BEGIN Material

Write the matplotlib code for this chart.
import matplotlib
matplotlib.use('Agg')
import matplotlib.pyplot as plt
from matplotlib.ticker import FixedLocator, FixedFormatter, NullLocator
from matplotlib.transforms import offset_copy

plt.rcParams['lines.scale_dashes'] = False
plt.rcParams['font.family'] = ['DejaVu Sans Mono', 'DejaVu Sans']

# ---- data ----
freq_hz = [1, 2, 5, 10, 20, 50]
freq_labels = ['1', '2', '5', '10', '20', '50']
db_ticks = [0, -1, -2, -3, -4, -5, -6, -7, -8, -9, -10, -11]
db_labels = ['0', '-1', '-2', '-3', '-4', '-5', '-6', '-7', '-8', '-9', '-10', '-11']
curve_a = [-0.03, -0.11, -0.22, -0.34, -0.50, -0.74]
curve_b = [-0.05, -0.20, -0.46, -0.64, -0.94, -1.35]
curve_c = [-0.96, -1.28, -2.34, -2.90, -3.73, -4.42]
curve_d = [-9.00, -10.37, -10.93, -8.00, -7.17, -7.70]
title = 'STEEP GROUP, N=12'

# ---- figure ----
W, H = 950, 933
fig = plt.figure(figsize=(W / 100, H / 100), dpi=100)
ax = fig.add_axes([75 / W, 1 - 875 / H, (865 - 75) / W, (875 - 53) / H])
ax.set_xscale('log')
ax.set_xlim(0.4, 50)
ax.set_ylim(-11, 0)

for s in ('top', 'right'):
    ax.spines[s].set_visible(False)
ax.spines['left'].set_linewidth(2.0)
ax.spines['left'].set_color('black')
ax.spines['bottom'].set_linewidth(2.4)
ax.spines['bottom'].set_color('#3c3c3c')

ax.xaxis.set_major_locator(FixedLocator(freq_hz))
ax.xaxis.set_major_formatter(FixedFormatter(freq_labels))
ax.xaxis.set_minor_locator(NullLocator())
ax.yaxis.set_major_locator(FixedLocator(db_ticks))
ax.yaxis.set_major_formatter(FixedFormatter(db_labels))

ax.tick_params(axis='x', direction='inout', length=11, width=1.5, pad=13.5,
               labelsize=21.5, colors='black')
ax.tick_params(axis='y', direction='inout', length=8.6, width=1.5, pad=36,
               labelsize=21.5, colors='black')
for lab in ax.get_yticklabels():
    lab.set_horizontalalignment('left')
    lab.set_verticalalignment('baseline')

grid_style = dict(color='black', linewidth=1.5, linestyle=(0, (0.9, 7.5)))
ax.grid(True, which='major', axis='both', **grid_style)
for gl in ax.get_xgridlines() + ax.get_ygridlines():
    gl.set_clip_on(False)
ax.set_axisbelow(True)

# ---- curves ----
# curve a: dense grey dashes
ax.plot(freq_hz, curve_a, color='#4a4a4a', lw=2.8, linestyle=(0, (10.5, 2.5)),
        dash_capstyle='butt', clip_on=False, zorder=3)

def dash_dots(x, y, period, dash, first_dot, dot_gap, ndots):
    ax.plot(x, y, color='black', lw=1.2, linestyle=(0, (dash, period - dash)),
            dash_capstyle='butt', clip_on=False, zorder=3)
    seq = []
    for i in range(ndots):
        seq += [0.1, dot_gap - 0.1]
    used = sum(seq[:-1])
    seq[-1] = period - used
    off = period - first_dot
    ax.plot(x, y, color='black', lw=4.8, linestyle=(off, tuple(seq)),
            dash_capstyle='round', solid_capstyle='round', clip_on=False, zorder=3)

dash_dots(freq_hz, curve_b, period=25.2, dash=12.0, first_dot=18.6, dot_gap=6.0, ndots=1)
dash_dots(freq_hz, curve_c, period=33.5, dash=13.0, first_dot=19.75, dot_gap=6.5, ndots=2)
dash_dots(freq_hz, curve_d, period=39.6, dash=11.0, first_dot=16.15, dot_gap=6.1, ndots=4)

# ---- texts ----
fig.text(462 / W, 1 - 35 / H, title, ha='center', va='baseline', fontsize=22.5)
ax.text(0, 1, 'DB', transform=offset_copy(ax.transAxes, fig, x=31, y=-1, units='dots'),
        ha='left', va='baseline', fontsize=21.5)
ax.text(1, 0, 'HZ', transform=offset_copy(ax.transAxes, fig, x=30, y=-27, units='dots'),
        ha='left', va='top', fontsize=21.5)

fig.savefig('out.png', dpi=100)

END Material

Give back all the data exactly as written.

Response ▸
Write the matplotlib code for this chart.
import matplotlib
matplotlib.use('Agg')
import matplotlib.pyplot as plt
from matplotlib.ticker import FixedLocator, FixedFormatter, NullLocator
from matplotlib.transforms import offset_copy

plt.rcParams['lines.scale_dashes'] = False
plt.rcParams['font.family'] = ['DejaVu Sans Mono', 'DejaVu Sans']

# ---- data ----
freq_hz = [1, 2, 5, 10, 20, 50]
freq_labels = ['1', '2', '5', '10', '20', '50']
db_ticks = [0, -1, -2, -3, -4, -5, -6, -7, -8, -9, -10, -11]
db_labels = ['0', '-1', '-2', '-3', '-4', '-5', '-6', '-7', '-8', '-9', '-10', '-11']
curve_a = [-0.03, -0.11, -0.22, -0.34, -0.50, -0.74]
curve_b = [-0.05, -0.20, -0.46, -0.64, -0.94, -1.35]
curve_c = [-0.96, -1.28, -2.34, -2.90, -3.73, -4.42]
curve_d = [-9.00, -10.37, -10.93, -8.00, -7.17, -7.70]
title = 'STEEP GROUP, N=12'

# ---- figure ----
W, H = 950, 933
fig = plt.figure(figsize=(W / 100, H / 100), dpi=100)
ax = fig.add_axes([75 / W, 1 - 875 / H, (865 - 75) / W, (875 - 53) / H])
ax.set_xscale('log')
ax.set_xlim(0.4, 50)
ax.set_ylim(-11, 0)

for s in ('top', 'right'):
    ax.spines[s].set_visible(False)
ax.spines['left'].set_linewidth(2.0)
ax.spines['left'].set_color('black')
ax.spines['bottom'].set_linewidth(2.4)
ax.spines['bottom'].set_color('#3c3c3c')

ax.xaxis.set_major_locator(FixedLocator(freq_hz))
ax.xaxis.set_major_formatter(FixedFormatter(freq_labels))
ax.xaxis.set_minor_locator(NullLocator())
ax.yaxis.set_major_locator(FixedLocator(db_ticks))
ax.yaxis.set_major_formatter(FixedFormatter(db_labels))

ax.tick_params(axis='x', direction='inout', length=11, width=1.5, pad=13.5,
               labelsize=21.5, colors='black')
ax.tick_params(axis='y', direction='inout', length=8.6, width=1.5, pad=36,
               labelsize=21.5, colors='black')
for lab in ax.get_yticklabels():
    lab.set_horizontalalignment('left')
    lab.set_verticalalignment('baseline')

grid_style = dict(color='black', linewidth=1.5, linestyle=(0, (0.9, 7.5)))
ax.grid(True, which='major', axis='both', **grid_style)
for gl in ax.get_xgridlines() + ax.get_ygridlines():
    gl.set_clip_on(False)
ax.set_axisbelow(True)

# ---- curves ----
# curve a: dense grey dashes
ax.plot(freq_hz, curve_a, color='#4a4a4a', lw=2.8, linestyle=(0, (10.5, 2.5)),
        dash_capstyle='butt', clip_on=False, zorder=3)

def dash_dots(x, y, period, dash, first_dot, dot_gap, ndots):
    ax.plot(x, y, color='black', lw=1.2, linestyle=(0, (dash, period - dash)),
            dash_capstyle='butt', clip_on=False, zorder=3)
    seq = []
    for i in range(ndots):
        seq += [0.1, dot_gap - 0.1]
    used = sum(seq[:-1])
    seq[-1] = period - used
    off = period - first_dot
    ax.plot(x, y, color='black', lw=4.8, linestyle=(off, tuple(seq)),
            dash_capstyle='round', solid_capstyle='round', clip_on=False, zorder=3)

dash_dots(freq_hz, curve_b, period=25.2, dash=12.0, first_dot=18.6, dot_gap=6.0, ndots=1)
dash_dots(freq_hz, curve_c, period=33.5, dash=13.0, first_dot=19.75, dot_gap=6.5, ndots=2)
dash_dots(freq_hz, curve_d, period=39.6, dash=11.0, first_dot=16.15, dot_gap=6.1, ndots=4)

# ---- texts ----
fig.text(462 / W, 1 - 35 / H, title, ha='center', va='baseline', fontsize=22.5)
ax.text(0, 1, 'DB', transform=offset_copy(ax.transAxes, fig, x=31, y=-1, units='dots'),
        ha='left', va='baseline', fontsize=21.5)
ax.text(1, 0, 'HZ', transform=offset_copy(ax.transAxes, fig, x=30, y=-27, units='dots'),
        ha='left', va='top', fontsize=21.5)

fig.savefig('out.png', dpi=100)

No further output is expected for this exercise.